:: EXERCISE REQUIREMENTS ::
Exactly as written, write out the lines below from the first to the one containing "nan = np.nan", inclusive. Pictures do not belong in the copy.

◇ ◇ ◇ ◇ ◇ ◇ ◇

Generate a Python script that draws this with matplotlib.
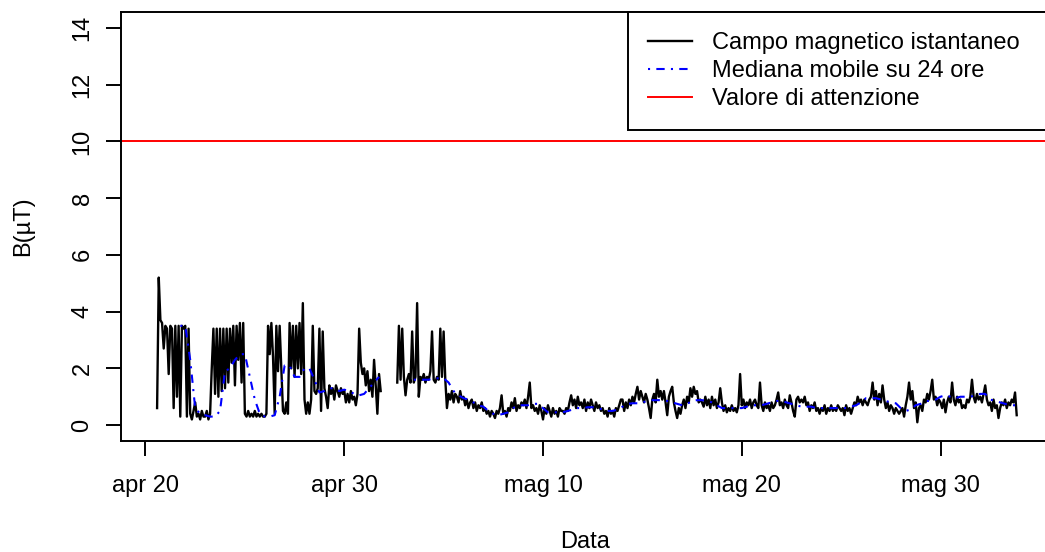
import numpy as np
import pandas as pd
import matplotlib
matplotlib.use("Agg")
import matplotlib.pyplot as plt

nan = np.nan

# campo magnetico istantaneo (uT), un valore ogni 2 ore dal 20 aprile ore 14
campo = [
    0.6, 5.2, 3.7, 3.6, 2.7,                                          # apr 20
    3.5, 3.4, 1.8, 3.5, 3.4, 0.6, 3.5, 1.0, 3.5, 0.3, 3.5, 3.4,       # apr 21
    3.5, 0.3, 3.4, 0.4, 0.2, 0.5, 0.8, 0.3, 0.4, 0.2, 0.5, 0.3,       # apr 22
    0.3, 0.5, 0.2, 0.4, 2.0, 3.4, 1.1, 3.4, 1.0, 3.4, 1.2, 3.4,       # apr 23
    1.3, 3.4, 1.5, 3.4, 2.2, 3.5, 1.4, 3.5, 2.3, 3.6, 1.5, 3.6,       # apr 24
    0.4, 0.3, 0.5, 0.3, 0.4, 0.3, 0.5, 0.3, 0.4, 0.3, 0.4, 0.3,       # apr 25
    0.3, 0.4, 3.5, 2.5, 3.6, 2.4, 0.4, 3.5, 1.9, 3.5, 2.0, 0.5,       # apr 26
    0.4, 0.8, 0.4, 3.6, 2.0, 3.5, 1.7, 3.5, 2.0, 3.6, 1.8, 4.3,       # apr 27
    0.9, 0.4, 0.8, 0.4, 0.9, 3.5, 1.2, 1.1, 1.3, 3.4, 0.5, 3.3,       # apr 28
    1.3, 1.0, 0.6, 1.4, 1.1, 1.3, 0.9, 1.4, 1.2, 1.0, 1.3, 1.1,       # apr 29
    1.2, 0.8, 1.1, 0.8, 1.2, 0.9, 1.0, 0.7, 1.1, 3.4, 2.2, 1.8,       # apr 30
    2.0, 1.4, 1.9, 1.2, 1.6, 1.0, 2.3, 1.4, 0.4, 1.8, 1.2, nan,       # mag 1
    nan, nan, nan, nan, nan, nan, nan, nan, 1.5, 3.5, 1.6, 3.4,       # mag 2
    1.7, 1.05, 1.6, 1.8, 1.5, 3.3, 1.5, 1.7, 4.3, 1.0, 1.7, 1.6,      # mag 3
    1.8, 1.5, 1.7, 1.6, 1.9, 3.3, 1.6, 1.5, 1.7, 1.6, 3.4, 1.7,       # mag 4
    3.3, 1.6, 0.6, 1.1, 0.9, 1.2, 0.8, 1.1, 1.0, 0.8, 1.2, 0.9,       # mag 5
    1.0, 0.7, 0.9, 0.6, 0.8, 0.9, 0.6, 0.8, 0.5, 0.7, 0.6, 0.8,       # mag 6
    0.5, 0.6, 0.4, 0.5, 0.3, 0.5, 0.4, 0.25, 0.5, 0.4, 0.6, 1.05,     # mag 7
    0.4, 0.5, 0.3, 0.6, 0.5, 0.8, 0.6, 0.95, 0.5, 0.7, 0.6, 0.8,      # mag 8
    0.7, 0.9, 0.6, 1.0, 1.5, 0.6, 0.7, 0.5, 0.6, 0.4, 0.7, 0.5,       # mag 9
    0.2, 0.6, 0.4, 0.7, 0.5, 0.3, 0.6, 0.4, 0.5, 0.3, 0.6, 0.5,       # mag 10
    0.5, 0.4, 0.6, 0.5, 0.8, 1.05, 0.7, 0.9, 0.6, 1.0, 0.7, 0.8,      # mag 11
    0.6, 0.9, 0.5, 0.8, 0.6, 0.9, 0.7, 0.5, 0.8, 0.6, 0.7, 0.5,       # mag 12
    0.6, 0.4, 0.5, 0.3, 0.6, 0.4, 0.5, 0.3, 0.6, 0.5, 0.7, 0.9,       # mag 13
    0.9, 0.5, 0.8, 0.6, 0.9, 0.7, 1.0, 0.8, 1.1, 1.35, 0.9, 1.2,      # mag 14
    1.0, 0.8, 1.1, 0.9, 0.6, 0.25, 0.9, 1.1, 0.8, 1.6, 1.0, 1.2,      # mag 15
    0.9, 1.2, 0.8, 0.35, 1.0, 1.2, 1.35, 0.8, 0.5, 0.25, 0.6, 0.4,    # mag 16
    0.7, 0.9, 0.6, 1.0, 0.8, 1.3, 1.0, 1.35, 1.1, 1.2, 0.8, 0.9,      # mag 17
    0.8, 0.65, 1.0, 0.7, 0.9, 0.6, 1.0, 0.7, 0.9, 0.6, 0.8, 1.3,      # mag 18
    0.8, 0.5, 0.7, 0.45, 0.6, 0.5, 0.7, 0.5, 0.6, 0.45, 0.7, 1.8,     # mag 19
    0.7, 0.9, 0.6, 0.8, 0.7, 0.9, 0.6, 0.8, 0.9, 0.7, 0.6, 1.5,       # mag 20
    0.7, 0.5, 0.8, 0.6, 0.7, 0.5, 0.8, 0.6, 0.7, 0.9, 1.15, 0.7,      # mag 21
    0.8, 0.6, 0.9, 0.7, 0.6, 1.05, 0.8, 0.5, 0.3, 0.9, 1.0, 0.8,      # mag 22
    0.9, 0.8, 1.0, 0.7, 0.8, 0.5, 0.7, 0.6, 0.8, 0.5, 0.6, 0.4,       # mag 23
    0.6, 0.5, 0.7, 0.4, 0.6, 0.5, 0.7, 0.5, 0.6, 0.5, 0.7, 0.6,       # mag 24
    0.5, 0.6, 0.35, 0.7, 0.5, 0.6, 0.4, 0.6, 0.8, 0.7, 1.0, 0.8,      # mag 25
    0.9, 0.7, 0.9, 0.8, 0.7, 0.9, 1.0, 1.5, 0.9, 1.2, 0.7, 1.1,       # mag 26
    0.8, 1.4, 0.9, 0.6, 0.8, 0.5, 0.7, 0.6, 0.4, 0.6, 0.5, 0.4,       # mag 27
    0.5, 0.6, 0.3, 0.7, 1.0, 1.5, 0.9, 1.2, 0.6, 0.8, 0.1, 0.6,       # mag 28
    0.7, 0.5, 0.9, 0.8, 1.1, 0.9, 1.2, 1.6, 0.9, 1.0, 0.7, 0.9,       # mag 29
    0.8, 0.6, 0.9, 0.45, 0.8, 1.0, 0.8, 1.5, 0.9, 0.7, 1.0, 0.8,      # mag 30
    0.9, 0.6, 0.7, 0.6, 0.9, 0.8, 1.0, 1.6, 1.0, 0.8, 1.1, 0.9,       # mag 31
    1.0, 0.8, 1.1, 1.4, 0.9, 0.7, 0.8, 0.5, 0.9, 0.6, 0.7, 0.25,      # giu 1
    0.6, 0.8, 0.7, 0.9, 0.6, 0.8, 0.7, 0.9, 0.8, 1.15, 0.35,          # giu 2
]
inizio_campo = "2020-04-20 14:00"

# mediana mobile su 24 ore, un valore ogni 6 ore dal 21 aprile ore 18
mediana = [
    3.5,                     # apr 21
    3.5, 2.3, 0.6, 0.4,      # apr 22
    0.35, 0.3, 0.3, 0.5,     # apr 23
    1.9, 2.0, 2.3, 2.5,      # apr 24
    2.5, 1.7, 0.9, 0.4,      # apr 25
    0.3, 0.3, 0.35, 1.0,     # apr 26
    2.1, 2.1, 1.7, 1.7,      # apr 27
    2.0, 2.0, 1.6, 1.15,     # apr 28
    1.2, 1.3, 1.3, 1.2,      # apr 29
    1.25, 1.2, 1.1, 1.05,    # apr 30
    1.1, 1.3, 1.5, 1.7,      # mag 1
    nan, nan, nan, nan,      # mag 2
    nan, nan, 1.6, 1.6,      # mag 3
    1.6, 1.6, 1.65, 1.65,    # mag 4
    1.65, 1.5, 1.2, 1.05,    # mag 5
    0.95, 0.9, 0.8, 0.7,     # mag 6
    0.65, 0.5, 0.4, 0.35,    # mag 7
    0.4, 0.45, 0.6, 0.7,     # mag 8
    0.7, 0.7, 0.75, 0.75,    # mag 9
    0.6, 0.45, 0.45, 0.45,   # mag 10
    0.45, 0.5, 0.55, 0.6,    # mag 11
    0.6, 0.63, 0.63, 0.6,    # mag 12
    0.55, 0.5, 0.5, 0.55,    # mag 13
    0.65, 0.75, 0.77, 0.77,  # mag 14
    0.8, 0.85, 0.88, 0.88,   # mag 15
    0.88, 0.85, 0.8, 0.75,   # mag 16
    0.7, 0.75, 0.85, 0.88,   # mag 17
    0.88, 0.85, 0.8, 0.7,    # mag 18
    0.6, 0.6, 0.6, 0.6,      # mag 19
    0.6, 0.65, 0.7, 0.7,     # mag 20
    0.7, 0.75, 0.8, 0.85,    # mag 21
    0.85, 0.8, 0.75, 0.7,    # mag 22
    0.65, 0.65, 0.65, 0.6,   # mag 23
    0.6, 0.6, 0.6, 0.6,      # mag 24
    0.6, 0.6, 0.65, 0.7,     # mag 25
    0.8, 0.95, 0.95, 0.95,   # mag 26
    0.9, 0.85, 0.8, 0.77,    # mag 27
    0.6, 0.5, 0.55, 0.7,     # mag 28
    0.75, 0.85, 0.85, 0.9,   # mag 29
    1.0, 1.05, 1.0, 0.95,    # mag 30
    1.0, 1.0, 1.0, 1.05,     # mag 31
    1.1, 1.1, 0.9, 0.85,     # giu 1
    0.8, 0.75, 0.7, 0.7,     # giu 2
]
inizio_mediana = "2020-04-21 18:00"

valore_attenzione = 10

tick_date = ["2020-04-20", "2020-04-30", "2020-05-10", "2020-05-20", "2020-05-30"]
tick_etichette = ["apr 20", "apr 30", "mag 10", "mag 20", "mag 30"]
y_ticks = [0, 2, 4, 6, 8, 10, 12, 14]
legenda = ["Campo magnetico istantaneo", "Mediana mobile su 24 ore", "Valore di attenzione"]

plt.rcParams["font.family"] = ["Liberation Sans", "DejaVu Sans"]
fs = 17

t_campo = pd.date_range(inizio_campo, periods=len(campo), freq="2h")
t_mediana = pd.date_range(inizio_mediana, periods=len(mediana), freq="6h")

W, H = 1045, 552
fig = plt.figure(figsize=(W / 100, H / 100), dpi=100)
# plot region in pixels: left 121, right 1049, top 12, bottom 441
ax = fig.add_axes([121 / W, (H - 441) / H, 928 / W, 429 / H])

l1, = ax.plot(t_campo, campo, color="black", lw=1.7)
l2, = ax.plot(t_mediana, mediana, color="blue", lw=1.5, linestyle=(0, (1, 3, 4, 3)))
l3 = ax.axhline(valore_attenzione, color="red", lw=1.4)

ax.set_xlim(pd.Timestamp("2020-04-18 18:25"), pd.Timestamp("2020-06-04 11:00"))
ax.set_ylim(-0.56, 14.56)

ax.set_xticks(pd.to_datetime(tick_date))
ax.set_xticklabels(tick_etichette, fontsize=fs)
ax.set_yticks(y_ticks)
ax.set_yticklabels([str(v) for v in y_ticks], fontsize=fs, rotation=90, va="center")
ax.tick_params(axis="both", length=10.8, width=1.4, color="black")
ax.tick_params(axis="x", pad=14)
ax.tick_params(axis="y", pad=9)
for s in ax.spines.values():
    s.set_linewidth(1.4)

ax.set_xlabel("Data", fontsize=fs)
ax.xaxis.set_label_coords(0.5, -0.21)
ax.set_ylabel("B(µT)", fontsize=fs)
ax.yaxis.set_label_coords(-0.094, 0.5)

leg = ax.legend([l1, l2, l3], legenda, loc="upper left",
                bbox_to_anchor=((628 - 121) / 928, 0, (1049 - 628) / 928, 1),
                mode="expand", borderaxespad=0, fontsize=fs, fancybox=False,
                framealpha=1, edgecolor="black", handlelength=1.87,
                handletextpad=0.83, borderpad=0.85, labelspacing=0.25)
leg.get_frame().set_linewidth(1.4)

fig.savefig("out.png", dpi=100)
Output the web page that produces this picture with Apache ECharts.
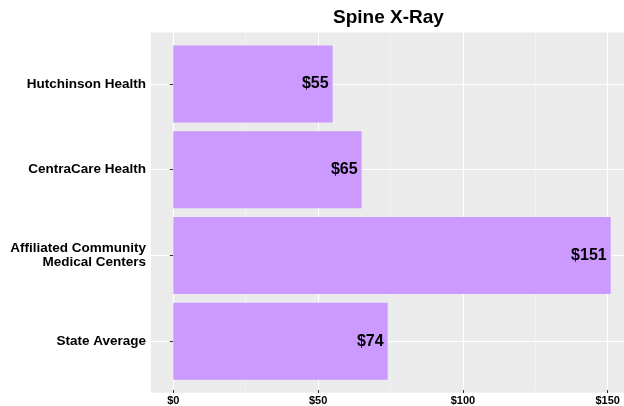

◇ ◇ ◇ ◇ ◇ ◇ ◇

:: THE OUTPUT ::
Generate a Python script that draws this with matplotlib.
import numpy as np
import pandas as pd
import matplotlib
matplotlib.use("Agg")
import matplotlib.pyplot as plt

nan = np.nan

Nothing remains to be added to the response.